Sunday, October 24, 2004

Questions from Sunday Brunch.

"Parents are often so busy with the physical rearing of children that they miss the glory of parenthood, just as the grandeur of the trees is lost when raking leaves." -Marcelene Cox

1) What do your parents do for a living?
My father died way to young, at 45, of a massive heart attack in 1964. At the time of his death, he was working as a bookkeeper.

My mother was left with four children ages 19(me), 14, 10, and 8. She used the life insurance money to go college and get a teaching degree. She taught art, humanities, and English at the middle school and high school level until her retirement in the mid 1980s.

Now she happily does whatever she feels like doing: reads, paints, follows politics and world events, attends dance class, and reads Seasons of Violet.

2) How old were your parents when you were born?
Mom and Dad wedding picture from 1944Father was 26 and Mom was 22.

The wedding picture is from 1944, about a year before I was born.

I'm sure Mom/Monette will post corrections in the comments if I don't get my dates and ages correct.

3) What is the most important lesson that you learned from your parents?
Life isn't always fair. Sometimes it seriously sucks. Work your way through those times and things will eventually get better again.

4) What is the harshest discipline that you ever received from your parents?
I think I was a pretty good kid because I don't remember getting much discipline.

Once when I was about 5-6 my mother received a cosmetic delivery from a door to door saleslady (Avon?) containing an eyebrow pencil.
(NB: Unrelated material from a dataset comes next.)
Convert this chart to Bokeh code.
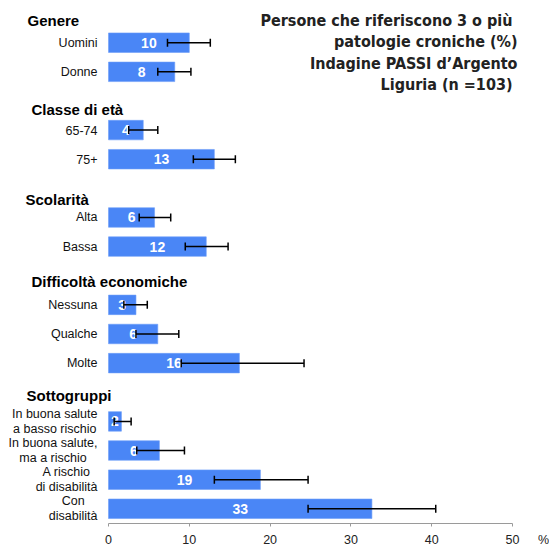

While Mom was chatting with the lady, I took the pencil and started drawing with it. It was soft and made wonderful thick lines, but after a few pictures there wasn't much left of it. When my mother got done chatting and turned her attention to me, she was furious and I got a spanking.

I remember this incident because at the time I though it was very unfair. I didn't know it wasn't a pencil to draw with. Of course, I had no business taking something that wasn't mine, but that logic escaped me at that age.

Sorry Mom.

5) What is the thing that you are the most grateful to your parents for?
One thing? If it's going to be one thing, it will need to be a very general thing.

I'm thankful to my parents for loving me and accepting me for who I am. Mom and I have some very different preferences and opinions, but that doesn't stop us from loving each other and enjoying each other's company.